Material provided
══════════════════════════════
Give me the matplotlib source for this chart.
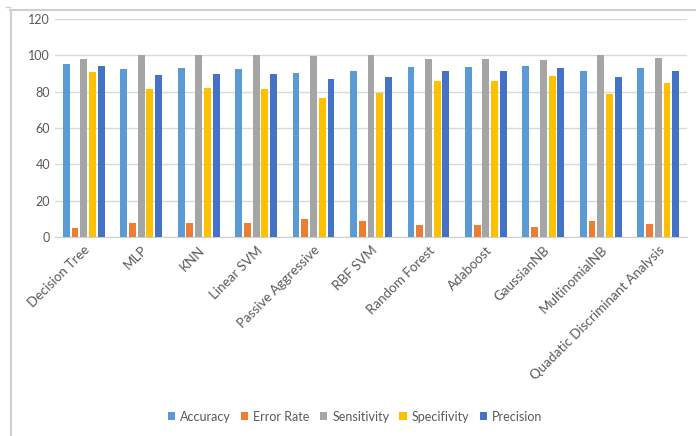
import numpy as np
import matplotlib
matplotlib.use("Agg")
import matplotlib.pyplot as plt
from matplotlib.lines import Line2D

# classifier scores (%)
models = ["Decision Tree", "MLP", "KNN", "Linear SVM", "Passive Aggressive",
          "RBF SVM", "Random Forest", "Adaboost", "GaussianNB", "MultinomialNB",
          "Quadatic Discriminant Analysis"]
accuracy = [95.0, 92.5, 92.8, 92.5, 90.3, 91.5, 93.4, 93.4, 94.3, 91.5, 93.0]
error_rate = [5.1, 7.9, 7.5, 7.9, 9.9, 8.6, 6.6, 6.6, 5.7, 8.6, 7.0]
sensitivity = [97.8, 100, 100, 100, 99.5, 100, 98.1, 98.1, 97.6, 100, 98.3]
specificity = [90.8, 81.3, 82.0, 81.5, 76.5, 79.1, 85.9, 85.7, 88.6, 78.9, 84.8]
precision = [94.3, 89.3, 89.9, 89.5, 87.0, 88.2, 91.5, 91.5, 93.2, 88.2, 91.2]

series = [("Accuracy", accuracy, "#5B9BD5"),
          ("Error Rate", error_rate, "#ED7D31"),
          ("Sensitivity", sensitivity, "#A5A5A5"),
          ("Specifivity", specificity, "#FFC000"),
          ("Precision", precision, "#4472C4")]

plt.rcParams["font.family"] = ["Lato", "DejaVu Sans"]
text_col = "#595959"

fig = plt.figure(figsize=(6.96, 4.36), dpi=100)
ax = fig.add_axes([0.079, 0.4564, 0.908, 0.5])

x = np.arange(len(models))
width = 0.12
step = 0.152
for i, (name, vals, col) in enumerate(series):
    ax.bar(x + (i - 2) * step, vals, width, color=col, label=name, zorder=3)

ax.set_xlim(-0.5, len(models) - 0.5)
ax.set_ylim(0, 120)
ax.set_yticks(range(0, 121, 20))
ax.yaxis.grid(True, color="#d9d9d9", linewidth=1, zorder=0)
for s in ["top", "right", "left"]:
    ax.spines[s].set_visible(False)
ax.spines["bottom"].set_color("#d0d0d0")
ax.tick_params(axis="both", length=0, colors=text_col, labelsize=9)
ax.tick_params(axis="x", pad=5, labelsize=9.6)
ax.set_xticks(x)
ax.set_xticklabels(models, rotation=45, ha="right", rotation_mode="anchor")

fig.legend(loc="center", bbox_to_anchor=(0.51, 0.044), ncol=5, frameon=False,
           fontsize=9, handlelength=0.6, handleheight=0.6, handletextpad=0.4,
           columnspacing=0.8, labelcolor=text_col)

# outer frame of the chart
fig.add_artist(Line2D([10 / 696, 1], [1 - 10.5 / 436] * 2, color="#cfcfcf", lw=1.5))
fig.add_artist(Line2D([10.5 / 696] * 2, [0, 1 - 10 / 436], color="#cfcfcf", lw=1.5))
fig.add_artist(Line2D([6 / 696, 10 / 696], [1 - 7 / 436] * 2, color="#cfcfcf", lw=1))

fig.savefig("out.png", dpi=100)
══════════════════════════════
Directions
Repeat only the lines from the beginning of the material through the line containing "from matplotlib.lines import Line2D", both ends kept, leaving pictures out.

Completed exercise
Give me the matplotlib source for this chart.
import numpy as np
import matplotlib
matplotlib.use("Agg")
import matplotlib.pyplot as plt
from matplotlib.lines import Line2D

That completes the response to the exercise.